As privileged readers of Big Stick Combat, you are gaining a rare and lucky insight into a little-known highly secret move. Before you read any further I must ask you to raise your right hand and solemnly swear,
“I hereby vow never to divulge the secrets about to be shared with me, or may the fringe be torn from my pseudo-Japanese gi/Filipino uniform and five –F-I-V-E– of my patches be violently ripped off, even if it irreparably harms the delicate satin fabric.
I also agree not to hold Big Stick Combat or his associates liable for any and all damages that may result from me applying these super-secret, mega-lethal techniques.”
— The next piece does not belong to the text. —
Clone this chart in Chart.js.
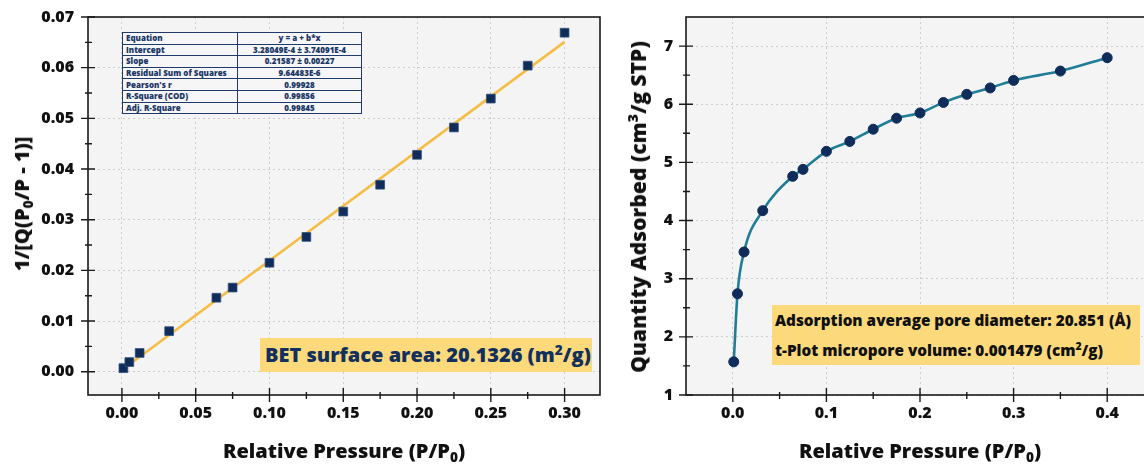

Now to the good stuff. Here Guro Kim Chee demonstrates the Propeller Grip, a technique that is so lethal that it is not safe to train with it. I suggest that you merely think about applying it. Do NOT try to apply this in tournaments. I cannot be responsible for the wake of total devastation, nor do I think you want to live the rest of your life with such carnage weighing on your conscience.
Guro Kim Chee has prevailed in multiple death matches in the Philippines, and she will be the first to tell you that killing a man is a heavy burden to carry.
In the Propeller Grip, hold the stick (It must be rattan!) in the middle, and fan it back and forth rapidly like a propeller. It is now possible to unleash a devastating barrage of strikes, hitting rat-a-tat-tat, like a playing card slapping tire spokes on a kid’s bicycle. If the opponent tries to evade the flurry of lethal blows, the propeller creates such a strong wind that it chills him and hypothermia sets in.
Don’t try this in tournaments! –your doomed opponent’s last words will be, “It’s so c-c-c-cold.” Your Grand Champion trophy will be slim consolation as your opponent is wheeled away to the morgue.
About Guro Chee: When not killing people in Filipino death matches, selling DVD’s, teaching seminars, or being featured in martial arts magazines, Guro Chee likes to apply conditioner to her hair and appear in Bud Lite commercials.